◆ Exercise goal ◆
Skip every picture, and extract verbatim the lines from the line containing "Clone this chart in seaborn and matplotlib." to the line containing "zorder=3, ax=ax, legend=False)", both lines included.

◆ Data provided ◆
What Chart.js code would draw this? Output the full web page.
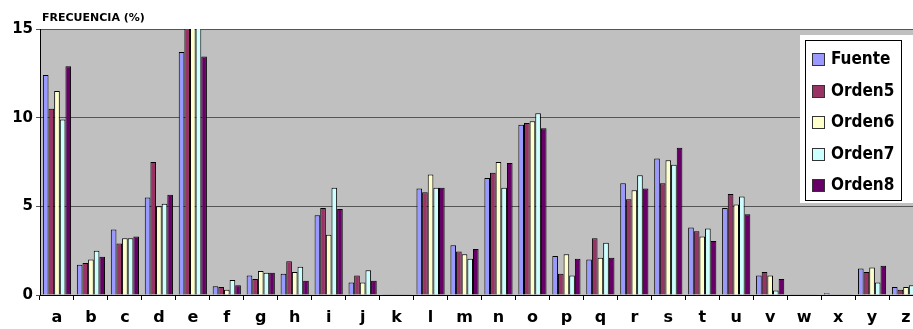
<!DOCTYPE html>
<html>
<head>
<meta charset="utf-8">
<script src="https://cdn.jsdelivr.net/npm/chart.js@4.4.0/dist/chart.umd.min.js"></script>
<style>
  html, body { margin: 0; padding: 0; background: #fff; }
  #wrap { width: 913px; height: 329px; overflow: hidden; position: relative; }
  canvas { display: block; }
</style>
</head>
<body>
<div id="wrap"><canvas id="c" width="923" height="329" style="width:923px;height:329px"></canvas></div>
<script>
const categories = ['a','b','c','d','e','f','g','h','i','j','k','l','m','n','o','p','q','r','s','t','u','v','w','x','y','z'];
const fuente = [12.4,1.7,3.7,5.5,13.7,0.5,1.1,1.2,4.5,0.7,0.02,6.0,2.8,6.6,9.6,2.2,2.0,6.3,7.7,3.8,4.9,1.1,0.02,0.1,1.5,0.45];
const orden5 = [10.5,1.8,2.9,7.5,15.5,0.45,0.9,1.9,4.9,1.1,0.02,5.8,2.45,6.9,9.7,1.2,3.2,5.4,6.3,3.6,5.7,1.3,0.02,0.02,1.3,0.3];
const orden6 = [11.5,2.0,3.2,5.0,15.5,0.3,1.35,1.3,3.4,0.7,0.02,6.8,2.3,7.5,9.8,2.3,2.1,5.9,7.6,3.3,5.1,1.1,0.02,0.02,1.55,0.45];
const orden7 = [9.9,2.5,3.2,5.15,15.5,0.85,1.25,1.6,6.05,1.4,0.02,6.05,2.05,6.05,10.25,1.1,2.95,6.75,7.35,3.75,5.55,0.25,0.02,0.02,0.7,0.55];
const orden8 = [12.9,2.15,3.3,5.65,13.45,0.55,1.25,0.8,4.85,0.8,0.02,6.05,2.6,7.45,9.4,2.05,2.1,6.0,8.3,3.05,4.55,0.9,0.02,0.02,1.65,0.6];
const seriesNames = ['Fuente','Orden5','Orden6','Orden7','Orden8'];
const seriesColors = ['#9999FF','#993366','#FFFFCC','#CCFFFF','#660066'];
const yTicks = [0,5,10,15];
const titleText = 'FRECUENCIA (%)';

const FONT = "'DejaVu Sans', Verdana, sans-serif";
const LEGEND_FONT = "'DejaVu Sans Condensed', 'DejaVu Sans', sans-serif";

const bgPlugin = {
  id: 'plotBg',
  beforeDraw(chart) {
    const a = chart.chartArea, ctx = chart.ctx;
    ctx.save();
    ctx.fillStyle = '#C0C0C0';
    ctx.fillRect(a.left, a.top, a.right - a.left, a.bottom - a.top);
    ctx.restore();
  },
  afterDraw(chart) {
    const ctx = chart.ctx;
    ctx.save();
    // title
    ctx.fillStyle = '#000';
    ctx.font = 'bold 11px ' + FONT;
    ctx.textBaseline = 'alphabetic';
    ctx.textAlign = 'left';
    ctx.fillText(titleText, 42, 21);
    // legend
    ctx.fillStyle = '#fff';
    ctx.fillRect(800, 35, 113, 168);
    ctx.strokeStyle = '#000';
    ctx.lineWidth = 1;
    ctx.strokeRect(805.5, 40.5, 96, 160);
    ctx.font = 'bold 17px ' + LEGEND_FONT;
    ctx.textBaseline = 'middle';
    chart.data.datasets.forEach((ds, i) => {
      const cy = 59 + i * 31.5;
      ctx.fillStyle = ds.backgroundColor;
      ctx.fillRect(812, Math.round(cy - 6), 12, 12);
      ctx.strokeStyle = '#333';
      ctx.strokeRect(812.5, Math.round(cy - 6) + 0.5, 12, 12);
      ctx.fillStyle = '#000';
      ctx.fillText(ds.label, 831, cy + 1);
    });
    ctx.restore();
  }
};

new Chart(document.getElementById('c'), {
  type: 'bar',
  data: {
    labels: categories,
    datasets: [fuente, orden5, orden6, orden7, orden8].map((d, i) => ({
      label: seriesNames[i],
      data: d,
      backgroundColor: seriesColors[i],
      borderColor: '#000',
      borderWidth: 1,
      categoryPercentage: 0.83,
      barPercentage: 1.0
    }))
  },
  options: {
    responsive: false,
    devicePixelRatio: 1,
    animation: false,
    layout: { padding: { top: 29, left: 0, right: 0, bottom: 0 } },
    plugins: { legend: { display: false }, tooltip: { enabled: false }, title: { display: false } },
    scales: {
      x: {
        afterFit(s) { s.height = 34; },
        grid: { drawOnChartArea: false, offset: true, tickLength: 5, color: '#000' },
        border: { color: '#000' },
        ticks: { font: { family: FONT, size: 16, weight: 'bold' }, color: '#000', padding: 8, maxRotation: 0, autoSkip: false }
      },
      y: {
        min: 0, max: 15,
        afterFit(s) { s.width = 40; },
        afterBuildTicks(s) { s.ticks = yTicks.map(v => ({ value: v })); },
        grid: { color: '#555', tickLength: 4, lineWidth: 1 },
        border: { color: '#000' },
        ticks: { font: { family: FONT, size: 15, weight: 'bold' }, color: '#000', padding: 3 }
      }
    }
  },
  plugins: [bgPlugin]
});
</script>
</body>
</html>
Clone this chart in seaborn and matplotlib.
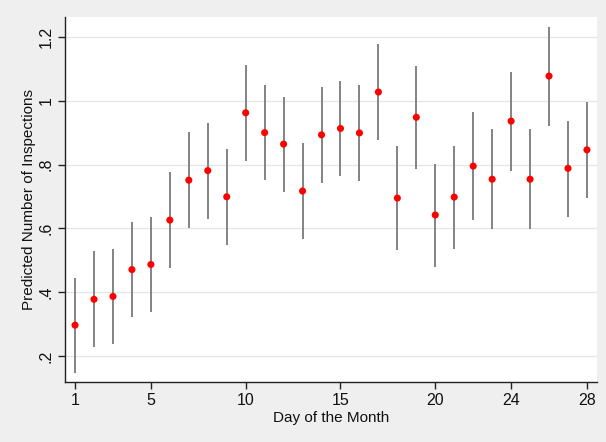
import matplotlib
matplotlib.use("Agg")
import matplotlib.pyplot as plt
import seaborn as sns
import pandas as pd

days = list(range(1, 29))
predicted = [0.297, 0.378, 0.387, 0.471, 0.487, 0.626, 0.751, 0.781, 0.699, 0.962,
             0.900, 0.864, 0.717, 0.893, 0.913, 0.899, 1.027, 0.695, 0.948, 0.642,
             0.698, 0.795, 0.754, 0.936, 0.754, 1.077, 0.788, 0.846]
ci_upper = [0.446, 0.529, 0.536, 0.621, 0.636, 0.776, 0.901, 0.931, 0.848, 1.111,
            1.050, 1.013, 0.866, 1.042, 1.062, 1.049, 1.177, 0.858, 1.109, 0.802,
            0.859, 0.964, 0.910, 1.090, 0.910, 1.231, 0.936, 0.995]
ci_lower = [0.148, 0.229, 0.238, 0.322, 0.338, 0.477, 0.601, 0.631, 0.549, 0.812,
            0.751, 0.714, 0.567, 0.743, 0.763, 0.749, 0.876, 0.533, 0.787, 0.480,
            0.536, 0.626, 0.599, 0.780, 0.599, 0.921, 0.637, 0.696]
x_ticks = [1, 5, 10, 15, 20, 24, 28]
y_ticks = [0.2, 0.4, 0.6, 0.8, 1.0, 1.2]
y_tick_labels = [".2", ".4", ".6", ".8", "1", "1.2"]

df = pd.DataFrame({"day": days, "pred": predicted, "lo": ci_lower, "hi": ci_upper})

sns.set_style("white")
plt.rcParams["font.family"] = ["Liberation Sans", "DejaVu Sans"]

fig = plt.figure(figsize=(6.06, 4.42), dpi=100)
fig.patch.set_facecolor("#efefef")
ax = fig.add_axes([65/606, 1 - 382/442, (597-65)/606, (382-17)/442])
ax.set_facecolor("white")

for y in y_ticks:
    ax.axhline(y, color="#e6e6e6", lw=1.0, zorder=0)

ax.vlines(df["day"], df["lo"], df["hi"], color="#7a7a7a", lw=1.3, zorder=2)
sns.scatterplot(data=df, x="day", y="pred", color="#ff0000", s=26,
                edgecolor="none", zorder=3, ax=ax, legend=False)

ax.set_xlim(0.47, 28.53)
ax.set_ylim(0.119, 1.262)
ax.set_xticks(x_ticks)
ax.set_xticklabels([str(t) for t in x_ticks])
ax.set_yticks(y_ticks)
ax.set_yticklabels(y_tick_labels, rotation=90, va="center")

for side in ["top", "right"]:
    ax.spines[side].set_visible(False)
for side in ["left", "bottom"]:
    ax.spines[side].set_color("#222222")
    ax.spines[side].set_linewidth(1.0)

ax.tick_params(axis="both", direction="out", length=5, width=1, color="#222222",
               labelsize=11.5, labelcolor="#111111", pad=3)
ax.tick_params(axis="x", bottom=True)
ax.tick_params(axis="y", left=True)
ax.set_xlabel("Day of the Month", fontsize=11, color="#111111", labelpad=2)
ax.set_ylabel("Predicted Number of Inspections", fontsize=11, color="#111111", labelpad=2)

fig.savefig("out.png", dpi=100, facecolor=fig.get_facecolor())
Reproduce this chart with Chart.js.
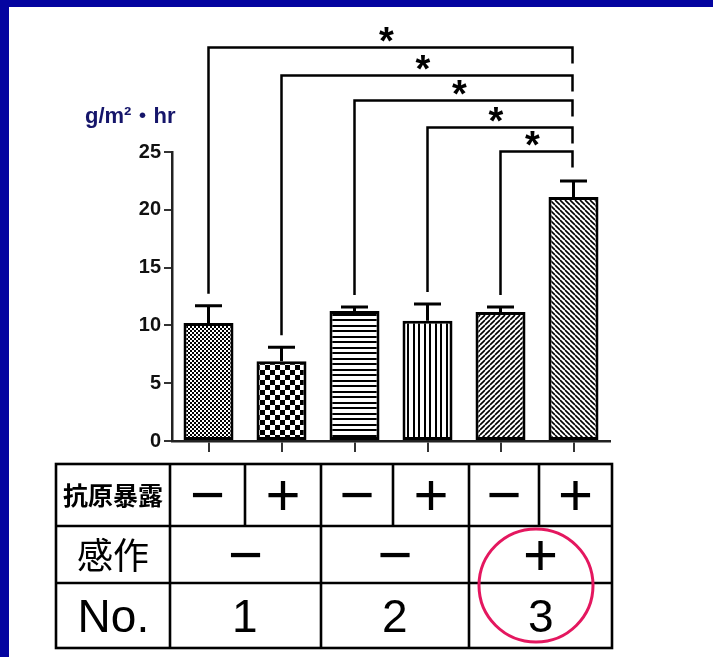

◆ Solution to this task ◆
Clone this chart in seaborn and matplotlib.
import matplotlib
matplotlib.use("Agg")
import matplotlib.pyplot as plt
import seaborn as sns
import pandas as pd

days = list(range(1, 29))
predicted = [0.297, 0.378, 0.387, 0.471, 0.487, 0.626, 0.751, 0.781, 0.699, 0.962,
             0.900, 0.864, 0.717, 0.893, 0.913, 0.899, 1.027, 0.695, 0.948, 0.642,
             0.698, 0.795, 0.754, 0.936, 0.754, 1.077, 0.788, 0.846]
ci_upper = [0.446, 0.529, 0.536, 0.621, 0.636, 0.776, 0.901, 0.931, 0.848, 1.111,
            1.050, 1.013, 0.866, 1.042, 1.062, 1.049, 1.177, 0.858, 1.109, 0.802,
            0.859, 0.964, 0.910, 1.090, 0.910, 1.231, 0.936, 0.995]
ci_lower = [0.148, 0.229, 0.238, 0.322, 0.338, 0.477, 0.601, 0.631, 0.549, 0.812,
            0.751, 0.714, 0.567, 0.743, 0.763, 0.749, 0.876, 0.533, 0.787, 0.480,
            0.536, 0.626, 0.599, 0.780, 0.599, 0.921, 0.637, 0.696]
x_ticks = [1, 5, 10, 15, 20, 24, 28]
y_ticks = [0.2, 0.4, 0.6, 0.8, 1.0, 1.2]
y_tick_labels = [".2", ".4", ".6", ".8", "1", "1.2"]

df = pd.DataFrame({"day": days, "pred": predicted, "lo": ci_lower, "hi": ci_upper})

sns.set_style("white")
plt.rcParams["font.family"] = ["Liberation Sans", "DejaVu Sans"]

fig = plt.figure(figsize=(6.06, 4.42), dpi=100)
fig.patch.set_facecolor("#efefef")
ax = fig.add_axes([65/606, 1 - 382/442, (597-65)/606, (382-17)/442])
ax.set_facecolor("white")

for y in y_ticks:
    ax.axhline(y, color="#e6e6e6", lw=1.0, zorder=0)

ax.vlines(df["day"], df["lo"], df["hi"], color="#7a7a7a", lw=1.3, zorder=2)
sns.scatterplot(data=df, x="day", y="pred", color="#ff0000", s=26,
                edgecolor="none", zorder=3, ax=ax, legend=False)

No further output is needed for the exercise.